__WHAT TO DO__: Count the lines containing "that". Give the number alone.

__DATA PROVIDED__:
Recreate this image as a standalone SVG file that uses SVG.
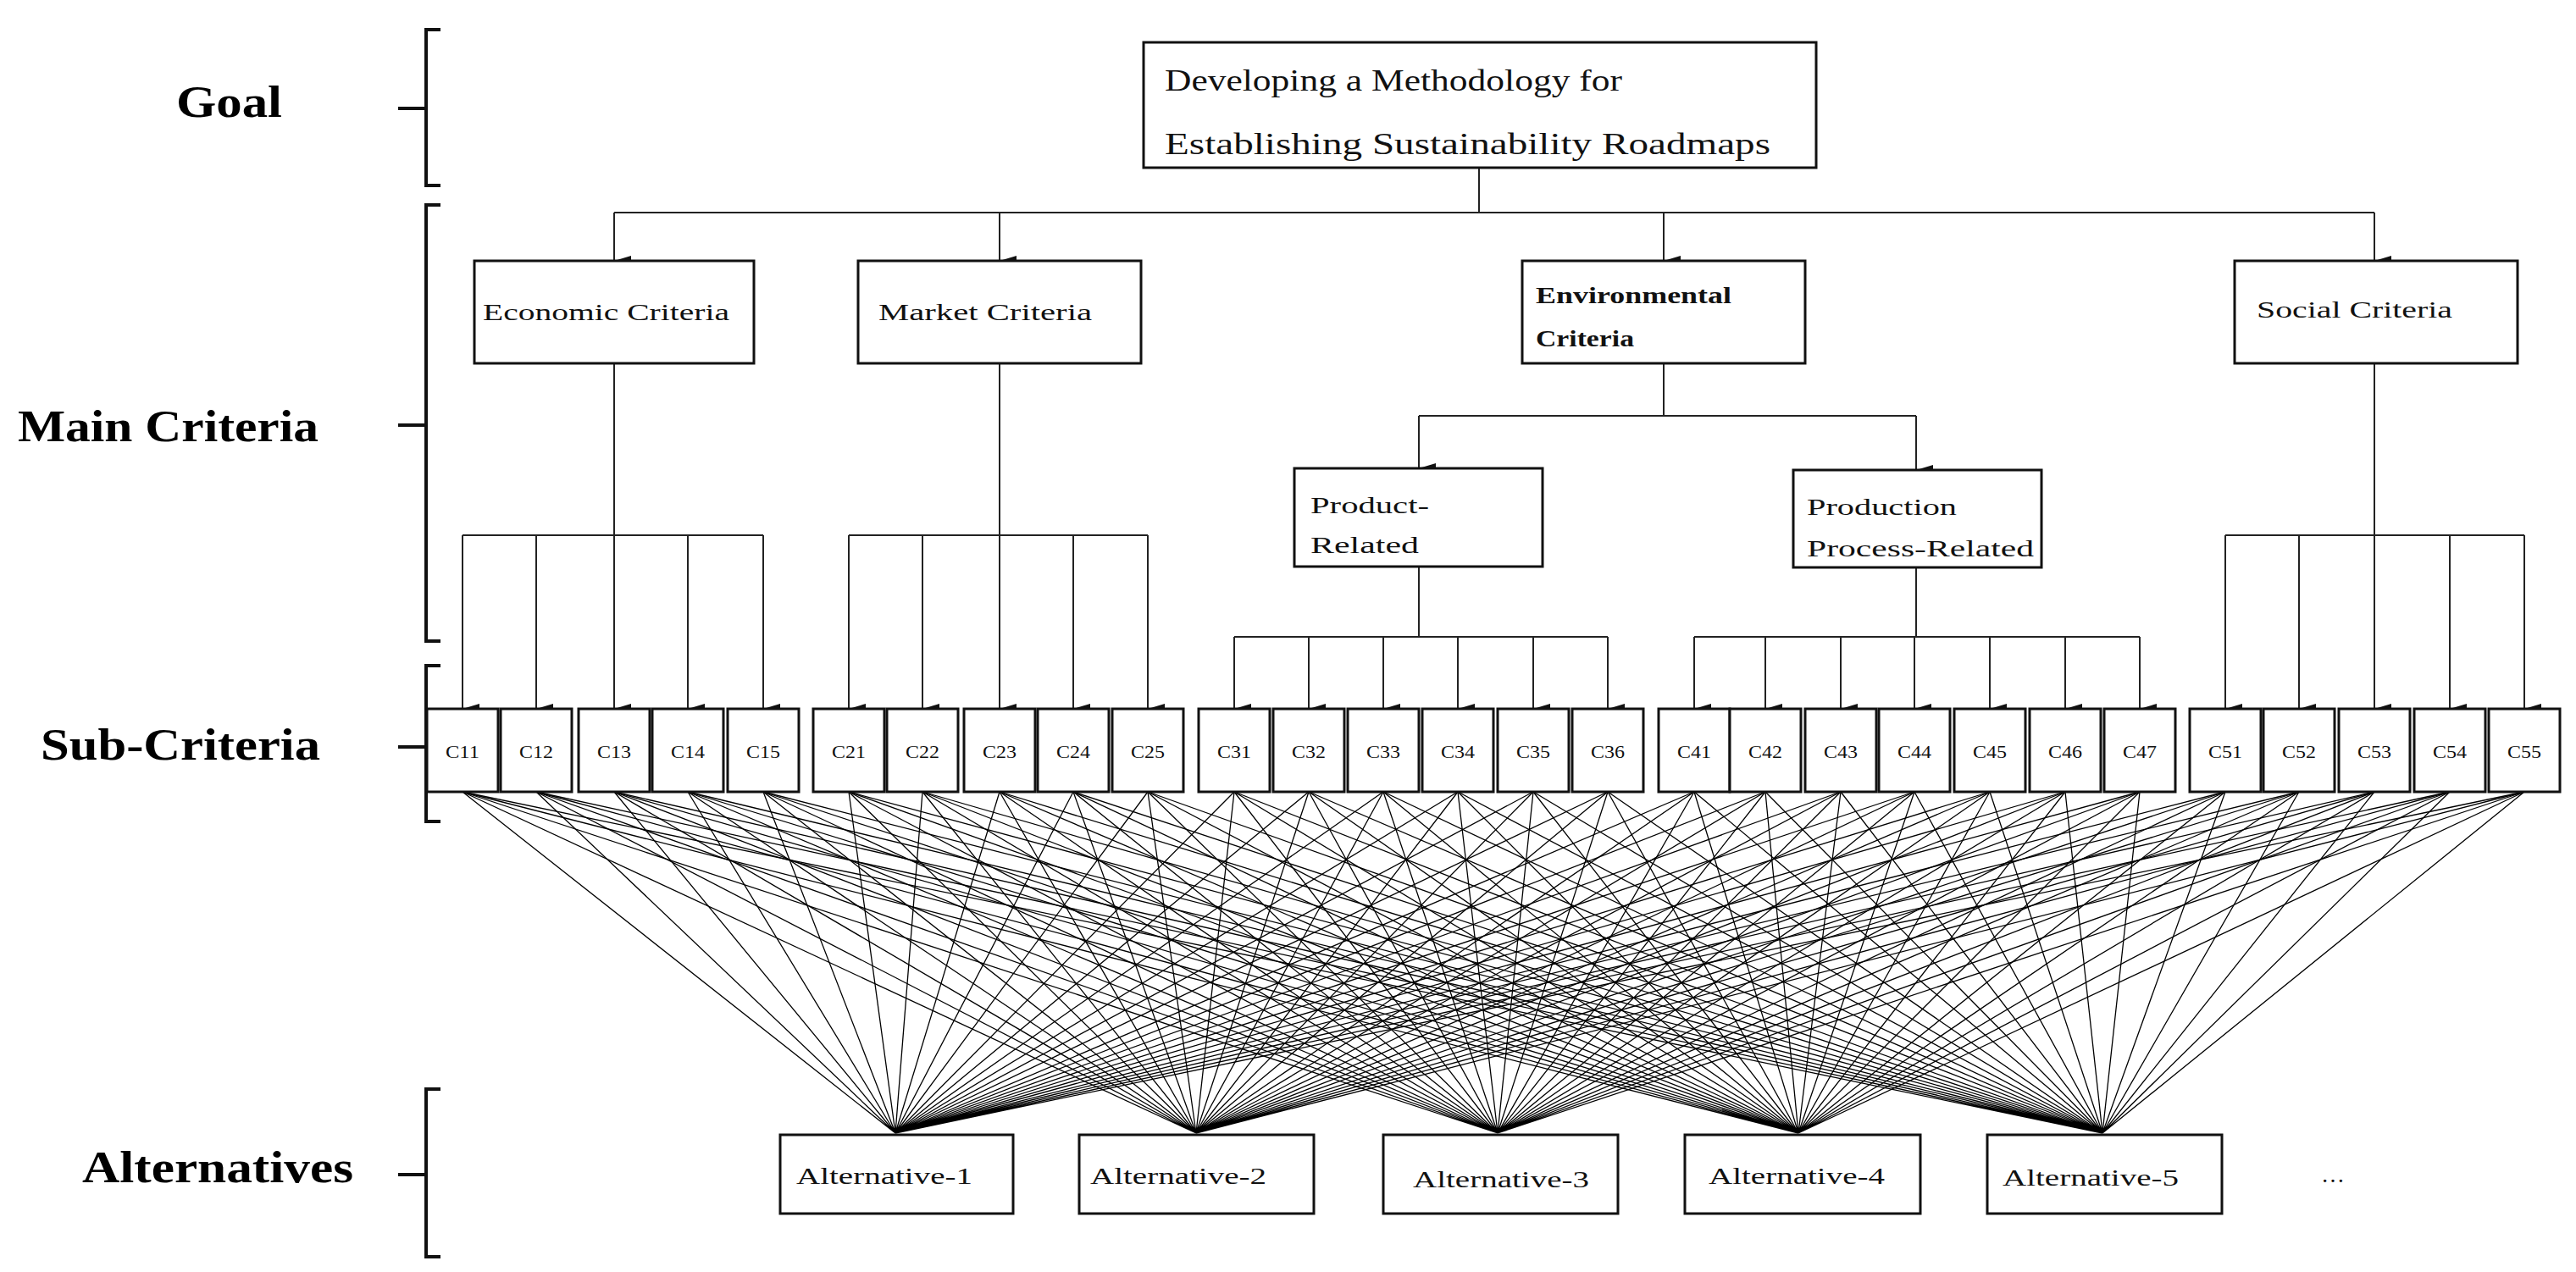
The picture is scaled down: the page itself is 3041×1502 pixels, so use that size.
<svg xmlns="http://www.w3.org/2000/svg" width="3041" height="1502" viewBox="0 0 3041 1502">
<style>
.bx{fill:#fff;stroke:#111;stroke-width:3}
.ln{fill:none;stroke:#222;stroke-width:2}
.fl{fill:none;stroke:#000;stroke-width:1.3}
.br{fill:none;stroke:#111;stroke-width:4}
.t{font-family:"Liberation Serif",serif;fill:#111}
.lb{font-family:"Liberation Serif",serif;font-weight:bold;font-size:52px;fill:#000}
.c{font-family:"Liberation Serif",serif;font-size:22px;fill:#111;text-anchor:middle}
</style>
<defs>
<marker id="ar" markerUnits="userSpaceOnUse" markerWidth="12" markerHeight="20" refX="6" refY="20" orient="auto-start-reverse" viewBox="0 0 12 20">
<path d="M0,0 L12,0 L6,20 Z" fill="#111" transform="rotate(0)"/>
</marker>
</defs>
<rect width="3041" height="1502" fill="#fff"/>
<g id="levels">
<path class="br" d="M520,35 H503 V219 H520 M503,128 H470"/>
<path class="br" d="M520,242 H503 V757 H520 M503,502 H470"/>
<path class="br" d="M520,786 H503 V970 H520 M503,882 H470"/>
<path class="br" d="M520,1286 H503 V1484 H520 M503,1387 H470"/>
<text class="lb" x="208" y="138" textLength="125" lengthAdjust="spacingAndGlyphs">Goal</text>
<text class="lb" x="21" y="521" textLength="355" lengthAdjust="spacingAndGlyphs">Main Criteria</text>
<text class="lb" x="48" y="897" textLength="330" lengthAdjust="spacingAndGlyphs">Sub-Criteria</text>
<text class="lb" x="97" y="1396" textLength="320" lengthAdjust="spacingAndGlyphs">Alternatives</text>
</g>
<g id="connectors">
<path class="ln" d="M1746,198 V251 M725,251 H2803"/>
<path class="ln" marker-end="url(#ar)" d="M725,251 V308"/>
<path class="ln" marker-end="url(#ar)" d="M1180,251 V308"/>
<path class="ln" marker-end="url(#ar)" d="M1964,251 V308"/>
<path class="ln" marker-end="url(#ar)" d="M2803,251 V308"/>
<path class="ln" d="M1964,429 V491 M1675,491 H2262"/>
<path class="ln" marker-end="url(#ar)" d="M1675,491 V553"/>
<path class="ln" marker-end="url(#ar)" d="M2262,491 V555"/>
<path class="ln" d="M725,429 V632 M546,632 H901 M1180,429 V632 M1002,632 H1355 M2803,429 V632 M2627,632 H2980 M1675,669 V752 M1457,752 H1898 M2262,670 V752 M2000,752 H2526"/>
<g marker-end="url(#ar)">
<path class="ln" d="M546,632 V837"/><path class="ln" d="M633,632 V837"/><path class="ln" d="M725,632 V837"/><path class="ln" d="M812,632 V837"/><path class="ln" d="M901,632 V837"/>
<path class="ln" d="M1002,632 V837"/><path class="ln" d="M1089,632 V837"/><path class="ln" d="M1180,632 V837"/><path class="ln" d="M1267,632 V837"/><path class="ln" d="M1355,632 V837"/>
<path class="ln" d="M1457,752 V837"/><path class="ln" d="M1545,752 V837"/><path class="ln" d="M1633,752 V837"/><path class="ln" d="M1721,752 V837"/><path class="ln" d="M1810,752 V837"/><path class="ln" d="M1898,752 V837"/>
<path class="ln" d="M2000,752 V837"/><path class="ln" d="M2084,752 V837"/><path class="ln" d="M2173,752 V837"/><path class="ln" d="M2260,752 V837"/><path class="ln" d="M2349,752 V837"/><path class="ln" d="M2438,752 V837"/><path class="ln" d="M2526,752 V837"/>
<path class="ln" d="M2627,632 V837"/><path class="ln" d="M2714,632 V837"/><path class="ln" d="M2803,632 V837"/><path class="ln" d="M2892,632 V837"/><path class="ln" d="M2980,632 V837"/>
</g>
<path class="fl" d="M546,935L1057,1338M633,935L1057,1338M725,935L1057,1338M812,935L1057,1338M901,935L1057,1338M1002,935L1057,1338M1089,935L1057,1338M1180,935L1057,1338M1267,935L1057,1338M1355,935L1057,1338M1457,935L1057,1338M1545,935L1057,1338M1633,935L1057,1338M1721,935L1057,1338M1810,935L1057,1338M1898,935L1057,1338M2000,935L1057,1338M2084,935L1057,1338M2173,935L1057,1338M2260,935L1057,1338M2349,935L1057,1338M2438,935L1057,1338M2526,935L1057,1338M2627,935L1057,1338M2714,935L1057,1338M2803,935L1057,1338M2892,935L1057,1338M2980,935L1057,1338"/>
<path class="fl" d="M546,935L1412,1338M633,935L1412,1338M725,935L1412,1338M812,935L1412,1338M901,935L1412,1338M1002,935L1412,1338M1089,935L1412,1338M1180,935L1412,1338M1267,935L1412,1338M1355,935L1412,1338M1457,935L1412,1338M1545,935L1412,1338M1633,935L1412,1338M1721,935L1412,1338M1810,935L1412,1338M1898,935L1412,1338M2000,935L1412,1338M2084,935L1412,1338M2173,935L1412,1338M2260,935L1412,1338M2349,935L1412,1338M2438,935L1412,1338M2526,935L1412,1338M2627,935L1412,1338M2714,935L1412,1338M2803,935L1412,1338M2892,935L1412,1338M2980,935L1412,1338"/>
<path class="fl" d="M546,935L1768,1338M633,935L1768,1338M725,935L1768,1338M812,935L1768,1338M901,935L1768,1338M1002,935L1768,1338M1089,935L1768,1338M1180,935L1768,1338M1267,935L1768,1338M1355,935L1768,1338M1457,935L1768,1338M1545,935L1768,1338M1633,935L1768,1338M1721,935L1768,1338M1810,935L1768,1338M1898,935L1768,1338M2000,935L1768,1338M2084,935L1768,1338M2173,935L1768,1338M2260,935L1768,1338M2349,935L1768,1338M2438,935L1768,1338M2526,935L1768,1338M2627,935L1768,1338M2714,935L1768,1338M2803,935L1768,1338M2892,935L1768,1338M2980,935L1768,1338"/>
<path class="fl" d="M546,935L2123,1338M633,935L2123,1338M725,935L2123,1338M812,935L2123,1338M901,935L2123,1338M1002,935L2123,1338M1089,935L2123,1338M1180,935L2123,1338M1267,935L2123,1338M1355,935L2123,1338M1457,935L2123,1338M1545,935L2123,1338M1633,935L2123,1338M1721,935L2123,1338M1810,935L2123,1338M1898,935L2123,1338M2000,935L2123,1338M2084,935L2123,1338M2173,935L2123,1338M2260,935L2123,1338M2349,935L2123,1338M2438,935L2123,1338M2526,935L2123,1338M2627,935L2123,1338M2714,935L2123,1338M2803,935L2123,1338M2892,935L2123,1338M2980,935L2123,1338"/>
<path class="fl" d="M546,935L2482,1338M633,935L2482,1338M725,935L2482,1338M812,935L2482,1338M901,935L2482,1338M1002,935L2482,1338M1089,935L2482,1338M1180,935L2482,1338M1267,935L2482,1338M1355,935L2482,1338M1457,935L2482,1338M1545,935L2482,1338M1633,935L2482,1338M1721,935L2482,1338M1810,935L2482,1338M1898,935L2482,1338M2000,935L2482,1338M2084,935L2482,1338M2173,935L2482,1338M2260,935L2482,1338M2349,935L2482,1338M2438,935L2482,1338M2526,935L2482,1338M2627,935L2482,1338M2714,935L2482,1338M2803,935L2482,1338M2892,935L2482,1338M2980,935L2482,1338"/>
</g>
<g id="goal"><rect class="bx" x="1350" y="50" width="794" height="148"/>
<text class="t" font-size="36" x="1375" y="107" textLength="540" lengthAdjust="spacingAndGlyphs">Developing a Methodology for</text>
<text class="t" font-size="36" x="1375" y="182" textLength="715" lengthAdjust="spacingAndGlyphs">Establishing Sustainability Roadmaps</text></g>
<g id="economic"><rect class="bx" x="560" y="308" width="330" height="121"/><text class="t" font-size="28" x="570" y="378" textLength="291" lengthAdjust="spacingAndGlyphs">Economic Criteria</text></g>
<g id="market"><rect class="bx" x="1013" y="308" width="334" height="121"/><text class="t" font-size="28" x="1037" y="378" textLength="252" lengthAdjust="spacingAndGlyphs">Market Criteria</text></g>
<g id="environmental"><rect class="bx" x="1797" y="308" width="334" height="121"/><text class="t" font-size="28" font-weight="bold" x="1813" y="358" textLength="231" lengthAdjust="spacingAndGlyphs">Environmental</text><text class="t" font-size="28" font-weight="bold" x="1813" y="409" textLength="116" lengthAdjust="spacingAndGlyphs">Criteria</text></g>
<g id="social"><rect class="bx" x="2638" y="308" width="334" height="121"/><text class="t" font-size="28" x="2664" y="375" textLength="231" lengthAdjust="spacingAndGlyphs">Social Criteria</text></g>
<g id="product"><rect class="bx" x="1528" y="553" width="293" height="116"/><text class="t" font-size="28" x="1547" y="606" textLength="140" lengthAdjust="spacingAndGlyphs">Product-</text><text class="t" font-size="28" x="1547" y="653" textLength="128" lengthAdjust="spacingAndGlyphs">Related</text></g>
<g id="production"><rect class="bx" x="2117" y="555" width="293" height="115"/><text class="t" font-size="28" x="2133" y="608" textLength="177" lengthAdjust="spacingAndGlyphs">Production</text><text class="t" font-size="28" x="2133" y="657" textLength="268" lengthAdjust="spacingAndGlyphs">Process-Related</text></g>
<g id="C11"><rect class="bx" x="504" y="837" width="84" height="98"/><text class="c" x="546" y="895" textLength="40" lengthAdjust="spacingAndGlyphs">C11</text></g>
<g id="C12"><rect class="bx" x="591" y="837" width="84" height="98"/><text class="c" x="633" y="895" textLength="40" lengthAdjust="spacingAndGlyphs">C12</text></g>
<g id="C13"><rect class="bx" x="683" y="837" width="84" height="98"/><text class="c" x="725" y="895" textLength="40" lengthAdjust="spacingAndGlyphs">C13</text></g>
<g id="C14"><rect class="bx" x="770" y="837" width="84" height="98"/><text class="c" x="812" y="895" textLength="40" lengthAdjust="spacingAndGlyphs">C14</text></g>
<g id="C15"><rect class="bx" x="859" y="837" width="84" height="98"/><text class="c" x="901" y="895" textLength="40" lengthAdjust="spacingAndGlyphs">C15</text></g>
<g id="C21"><rect class="bx" x="960" y="837" width="84" height="98"/><text class="c" x="1002" y="895" textLength="40" lengthAdjust="spacingAndGlyphs">C21</text></g>
<g id="C22"><rect class="bx" x="1047" y="837" width="84" height="98"/><text class="c" x="1089" y="895" textLength="40" lengthAdjust="spacingAndGlyphs">C22</text></g>
<g id="C23"><rect class="bx" x="1138" y="837" width="84" height="98"/><text class="c" x="1180" y="895" textLength="40" lengthAdjust="spacingAndGlyphs">C23</text></g>
<g id="C24"><rect class="bx" x="1225" y="837" width="84" height="98"/><text class="c" x="1267" y="895" textLength="40" lengthAdjust="spacingAndGlyphs">C24</text></g>
<g id="C25"><rect class="bx" x="1313" y="837" width="84" height="98"/><text class="c" x="1355" y="895" textLength="40" lengthAdjust="spacingAndGlyphs">C25</text></g>
<g id="C31"><rect class="bx" x="1415" y="837" width="84" height="98"/><text class="c" x="1457" y="895" textLength="40" lengthAdjust="spacingAndGlyphs">C31</text></g>
<g id="C32"><rect class="bx" x="1503" y="837" width="84" height="98"/><text class="c" x="1545" y="895" textLength="40" lengthAdjust="spacingAndGlyphs">C32</text></g>
<g id="C33"><rect class="bx" x="1591" y="837" width="84" height="98"/><text class="c" x="1633" y="895" textLength="40" lengthAdjust="spacingAndGlyphs">C33</text></g>
<g id="C34"><rect class="bx" x="1679" y="837" width="84" height="98"/><text class="c" x="1721" y="895" textLength="40" lengthAdjust="spacingAndGlyphs">C34</text></g>
<g id="C35"><rect class="bx" x="1768" y="837" width="84" height="98"/><text class="c" x="1810" y="895" textLength="40" lengthAdjust="spacingAndGlyphs">C35</text></g>
<g id="C36"><rect class="bx" x="1856" y="837" width="84" height="98"/><text class="c" x="1898" y="895" textLength="40" lengthAdjust="spacingAndGlyphs">C36</text></g>
<g id="C41"><rect class="bx" x="1958" y="837" width="84" height="98"/><text class="c" x="2000" y="895" textLength="40" lengthAdjust="spacingAndGlyphs">C41</text></g>
<g id="C42"><rect class="bx" x="2042" y="837" width="84" height="98"/><text class="c" x="2084" y="895" textLength="40" lengthAdjust="spacingAndGlyphs">C42</text></g>
<g id="C43"><rect class="bx" x="2131" y="837" width="84" height="98"/><text class="c" x="2173" y="895" textLength="40" lengthAdjust="spacingAndGlyphs">C43</text></g>
<g id="C44"><rect class="bx" x="2218" y="837" width="84" height="98"/><text class="c" x="2260" y="895" textLength="40" lengthAdjust="spacingAndGlyphs">C44</text></g>
<g id="C45"><rect class="bx" x="2307" y="837" width="84" height="98"/><text class="c" x="2349" y="895" textLength="40" lengthAdjust="spacingAndGlyphs">C45</text></g>
<g id="C46"><rect class="bx" x="2396" y="837" width="84" height="98"/><text class="c" x="2438" y="895" textLength="40" lengthAdjust="spacingAndGlyphs">C46</text></g>
<g id="C47"><rect class="bx" x="2484" y="837" width="84" height="98"/><text class="c" x="2526" y="895" textLength="40" lengthAdjust="spacingAndGlyphs">C47</text></g>
<g id="C51"><rect class="bx" x="2585" y="837" width="84" height="98"/><text class="c" x="2627" y="895" textLength="40" lengthAdjust="spacingAndGlyphs">C51</text></g>
<g id="C52"><rect class="bx" x="2672" y="837" width="84" height="98"/><text class="c" x="2714" y="895" textLength="40" lengthAdjust="spacingAndGlyphs">C52</text></g>
<g id="C53"><rect class="bx" x="2761" y="837" width="84" height="98"/><text class="c" x="2803" y="895" textLength="40" lengthAdjust="spacingAndGlyphs">C53</text></g>
<g id="C54"><rect class="bx" x="2850" y="837" width="84" height="98"/><text class="c" x="2892" y="895" textLength="40" lengthAdjust="spacingAndGlyphs">C54</text></g>
<g id="C55"><rect class="bx" x="2938" y="837" width="84" height="98"/><text class="c" x="2980" y="895" textLength="40" lengthAdjust="spacingAndGlyphs">C55</text></g>
<g id="alt1"><rect class="bx" x="921" y="1340" width="275" height="93"/><text class="t" font-size="28" x="940" y="1398" textLength="208" lengthAdjust="spacingAndGlyphs">Alternative-1</text></g>
<g id="alt2"><rect class="bx" x="1274" y="1340" width="277" height="93"/><text class="t" font-size="28" x="1287" y="1398" textLength="208" lengthAdjust="spacingAndGlyphs">Alternative-2</text></g>
<g id="alt3"><rect class="bx" x="1633" y="1340" width="277" height="93"/><text class="t" font-size="28" x="1668" y="1402" textLength="208" lengthAdjust="spacingAndGlyphs">Alternative-3</text></g>
<g id="alt4"><rect class="bx" x="1989" y="1340" width="278" height="93"/><text class="t" font-size="28" x="2017" y="1398" textLength="208" lengthAdjust="spacingAndGlyphs">Alternative-4</text></g>
<g id="alt5"><rect class="bx" x="2346" y="1340" width="277" height="93"/><text class="t" font-size="28" x="2364" y="1400" textLength="208" lengthAdjust="spacingAndGlyphs">Alternative-5</text></g>
<text class="t" font-size="28" x="2740" y="1396">…</text>
</svg>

__FINAL RESULT__: 2